Ganz besonders angesprochen haben mich McEwan Einlassungen zu Erkenntnis und Intuition, die sich nicht nur oft nicht entsprechen, sondern gelegentlich gänzlich unvereinbare Position einnehmen. Ein Beispiel: „Die der Intuition zuwiderlaufende Vorstellung, die Erde drehe sich um die Sonne, brauchte Generationen, um sich in Europa durchzusetzen.“ Obwohl wir das mittlerweile wissen, leben wir nach wie vor in der Vorstellung, wir seien das Zentrum des Universums. Wir wären gut beraten, unserer Intuition nicht einfach zu trauen, sondern ab und zu unseren Verstand zum Zuge kommen zu lassen.
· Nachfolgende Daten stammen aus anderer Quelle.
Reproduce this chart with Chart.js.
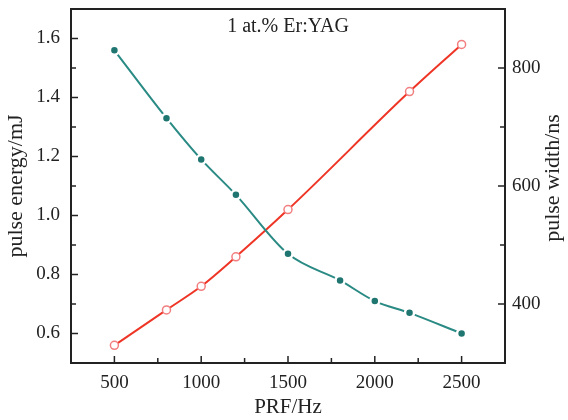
<!DOCTYPE html>
<html>
<head>
<meta charset="utf-8">
<script src="https://cdn.jsdelivr.net/npm/chart.js@4.4.1/dist/chart.umd.min.js"></script>
<style>
  body { margin: 0; background: #fff; }
</style>
</head>
<body>
<canvas id="prfChart" width="568" height="420"></canvas>
<script>
// data
const prf = [500, 800, 1000, 1200, 1500, 1800, 2000, 2200, 2500];
const pulseEnergy = [1.56, 1.33, 1.19, 1.07, 0.87, 0.78, 0.71, 0.67, 0.60];
const widthPrf = [500, 800, 1000, 1200, 1500, 2200, 2500];
const pulseWidth = [330, 390, 430, 480, 560, 760, 840];

const FONT = "'Liberation Serif', 'Times New Roman', serif";
const INK = '#222';

// frame + inward ticks, like the original plot
const frameTicks = {
    id: 'frameTicks',
    afterDraw(chart) {
        const { ctx, chartArea: a, scales } = chart;
        ctx.save();
        ctx.strokeStyle = INK;
        ctx.lineWidth = 1.5;
        const seg = (x1, y1, x2, y2) => {
            ctx.beginPath(); ctx.moveTo(x1, y1); ctx.lineTo(x2, y2); ctx.stroke();
        };
        scales.x.ticks.forEach(t => {
            const px = scales.x.getPixelForValue(t.value);
            seg(px, a.bottom, px, a.bottom - (t.value % 500 === 0 ? 7 : 5));
        });
        scales.y.ticks.forEach(t => {
            const py = scales.y.getPixelForValue(t.value);
            seg(a.left, py, a.left + (Math.round(t.value * 10) % 2 === 0 ? 7 : 5), py);
        });
        scales.y2.ticks.forEach(t => {
            const py = scales.y2.getPixelForValue(t.value);
            seg(a.right, py, a.right - (t.value % 200 === 0 ? 7 : 5), py);
        });
        ctx.lineWidth = 2;
        ctx.strokeRect(a.left, a.top, a.right - a.left, a.bottom - a.top);
        // label inside the plot
        ctx.fillStyle = INK;
        ctx.font = '20px ' + FONT;
        ctx.textAlign = 'center';
        ctx.textBaseline = 'middle';
        ctx.fillText('1 at.% Er:YAG', (a.left + a.right) / 2, a.top + 18);
        // right axis title reads bottom-to-top in the original
        ctx.font = '22px ' + FONT;
        ctx.translate(553, 178);
        ctx.rotate(-Math.PI / 2);
        ctx.fillText('pulse width/ns', 0, 0);
        ctx.restore();
    }
};

const noPad = s => { s.paddingTop = 0; s.paddingBottom = 0; s.paddingLeft = 0; s.paddingRight = 0; };

new Chart(document.getElementById('prfChart'), {
    type: 'line',
    data: {
        datasets: [{
            label: 'pulse energy',
            data: prf.map((x, i) => ({ x, y: pulseEnergy[i] })),
            yAxisID: 'y',
            borderColor: '#2a8a84',
            borderWidth: 2,
            cubicInterpolationMode: 'monotone',
            pointRadius: 4.5,
            pointBackgroundColor: '#1f7570',
            pointBorderColor: '#fff',
            pointBorderWidth: 2.5
        }, {
            label: 'pulse width',
            data: widthPrf.map((x, i) => ({ x, y: pulseWidth[i] })),
            yAxisID: 'y2',
            borderColor: '#ee3526',
            borderWidth: 2,
            cubicInterpolationMode: 'monotone',
            pointRadius: 4,
            pointBackgroundColor: '#fff',
            pointBorderColor: '#f27f80',
            pointBorderWidth: 1.5
        }]
    },
    options: {
        responsive: false,
        animation: false,
        layout: { padding: { top: 9, left: 0, right: 0, bottom: 0 } },
        plugins: {
            legend: { display: false },
            tooltip: { enabled: false }
        },
        scales: {
            x: {
                type: 'linear',
                min: 250, max: 2750,
                grid: { display: false, drawTicks: false },
                border: { display: false },
                afterFit: s => { s.height = 57; noPad(s); },
                ticks: {
                    stepSize: 250,
                    padding: 9,
                    color: INK,
                    font: { family: FONT, size: 19 },
                    maxRotation: 0,
                    autoSkip: false,
                    callback: v => v % 500 === 0 ? String(v) : ''
                },
                title: {
                    display: true, text: 'PRF/Hz', color: INK,
                    font: { family: FONT, size: 21 },
                    padding: { top: 0, bottom: 0 }
                }
            },
            y: {
                position: 'left',
                min: 0.5, max: 1.7,
                grid: { display: false, drawTicks: false },
                border: { display: false },
                afterFit: s => { s.width = 71; noPad(s); },
                ticks: {
                    stepSize: 0.1,
                    padding: 11,
                    color: INK,
                    font: { family: FONT, size: 19 },
                    autoSkip: false,
                    callback: v => Math.round(v * 10) % 2 === 0 ? v.toFixed(1) : ''
                },
                title: {
                    display: true, text: 'pulse energy/mJ', color: INK,
                    font: { family: FONT, size: 22 },
                    padding: { top: 3, bottom: 0 }
                }
            },
            y2: {
                position: 'right',
                min: 300, max: 900,
                grid: { display: false, drawTicks: false },
                border: { display: false },
                afterFit: s => { s.width = 63; noPad(s); },
                ticks: {
                    stepSize: 100,
                    padding: 7,
                    color: INK,
                    font: { family: FONT, size: 19 },
                    autoSkip: false,
                    callback: v => (v % 200 === 0 && v > 300 && v < 900) ? String(v) : ''
                }
            }
        }
    },
    plugins: [frameTicks]
});
</script>
</body>
</html>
„Ein parallele Tradition“ lautet der Titel des dritten Essays, den ich vor allem als Anregung auf Texte und Bücher lese, die einem die Wissenschaft nahebringen. „Wer wissen will, was für kühne und originelle Ideen Newton hatte, der lese Voltaire. Bei ihm spüren wir die Begeisterung für neue Ideen, und dabei erfüllt er zugleich die höchsten Anforderungen an Verständlichkeit.“ Mc Ewans Begeisterung für Lucrez‘ „De rerum natura“ und Steven Pinkers „Der Sprachinstinkt“ teile ich. Danke also fürs Erinnern!
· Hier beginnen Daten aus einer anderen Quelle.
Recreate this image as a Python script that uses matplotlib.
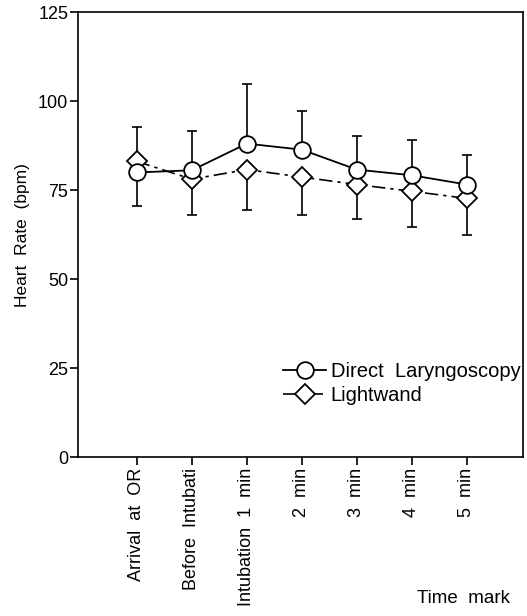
import matplotlib.pyplot as plt
import numpy as np

plt.rcParams['font.family'] = ['Liberation Sans', 'DejaVu Sans']

labels = ['Arrival  at  OR', 'Before  Intubati', 'Intubation  1  min', '2  min', '3  min', '4  min', '5  min']
direct = [80.0, 80.6, 88.1, 86.4, 80.8, 79.2, 76.6]
direct_up = [12.8, 11.0, 16.7, 10.9, 9.5, 9.8, 8.4]
light = [83.1, 78.1, 80.8, 78.7, 76.6, 74.7, 72.7]
light_down = [12.6, 10.1, 11.4, 10.7, 9.6, 10.0, 10.3]

x = np.arange(len(labels))

fig = plt.figure(figsize=(5.27, 6.16), dpi=100)
ax = fig.add_axes([0.148, 0.258, 0.844, 0.722])

# error bars: upper for direct, lower for lightwand
ax.errorbar(x, direct, yerr=[np.zeros(len(x)), direct_up], fmt='none',
            ecolor='black', elinewidth=1.2, capsize=3.6, capthick=1.2, zorder=1)
ax.errorbar(x, light, yerr=[light_down, np.zeros(len(x))], fmt='none',
            ecolor='black', elinewidth=1.2, capsize=3.6, capthick=1.2, zorder=1)

ax.plot(x, direct, color='black', linewidth=1.3, marker='o', markersize=12,
        markerfacecolor='white', markeredgecolor='black', markeredgewidth=1.3,
        label='Direct  Laryngoscopy', zorder=3)
ax.plot(x, light, color='black', linewidth=1.2, linestyle=(0, (8, 3, 2, 3)),
        marker='D', markersize=10.5, markerfacecolor='white', markeredgecolor='black',
        markeredgewidth=1.3, label='Lightwand', zorder=2)

ax.set_xlim(-1.07, 7.02)
ax.set_ylim(0, 125)
ax.set_yticks([0, 25, 50, 75, 100, 125])
ax.set_xticks(x)
ax.set_xticklabels(labels, rotation=90, fontsize=13)
ax.tick_params(axis='y', labelsize=13, direction='out', length=6, width=1.2, pad=1)
ax.tick_params(axis='x', direction='out', length=6, width=1.2, pad=2)
for s in ax.spines.values():
    s.set_linewidth(1.2)

ax.set_ylabel('Heart  Rate  (bpm)', fontsize=12.5, labelpad=6)

fig.text(0.968, 0.029, 'Time  mark', fontsize=13.5, ha='right', va='center')

ax.legend(loc='lower right', bbox_to_anchor=(1.022, 0.09), frameon=False, fontsize=14.5,
          handlelength=2.1, handletextpad=0.25, labelspacing=0.25, borderaxespad=0.2)

plt.savefig('out.png', dpi=100)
Auf Lucrez kommt er auch im folgenden Essay „Das Ich“ zu sprechen, das in vielen Berichten ohne Körper auszukommen scheint. „Dass das Ich eine Art Narrativ sei, eine sich entfaltende Geschichte, die wir uns selbst erzählen, gilt heutzutage als allgemein anerkannt.“ Das setzt allerdings einen freien Willen voraus, von dem Ian McEwan nicht so recht überzeugt ist. Er zitiert den Philosoph Galen Strawson, der „das eigene Ich keineswegs als selbstverfasste Geschichte, sondern als eher episodenhaft, leicht chaotisch, geprägt von einzelnen Momenten, in einer sukzessiven Abfolge von Gegenwarten“ beschreibt.
„Endzeitstimmung“ beschliesst diesen Band. Kann man ein Buch mit einem besseren Titel abschliessen? Apokalptische Überzeugungen ziehen sich durch die Geschichte, der säkulare Verstand hat dem bisher wenig entgegensetzen können, im Gegenteil: „Statt das apokalyptische Denken in Frage zu stellen, hat die Naturwissenschaft es ganz offenkundig gestärkt. Sie hat uns die Möglichkeit an die Hand gegeben, uns und unsere Zivilisation in weniger als zwei Stunden zu vernichten oder in ein paar Tagen einen tödlichen Virus auf der ganzen Erde zu verbreiten.“
Übrigens: Wussten Sie, dass nur gerade zwölf Prozent der Nordamerikaner „glauben, dass Leben auf der Erde habe sich durch natürliche Selektion ohne Intervention einer übernatürlichen Instanz entwickelt“? Doch bevor sie sich – Diese Amis, es ist wirklich nicht zu fassen! – an den Kopf greifen, lesen Sie, was Ian McEwan zu solchen Umfragen schreibt. Auf Seite 147 oben. Es lohnt sich!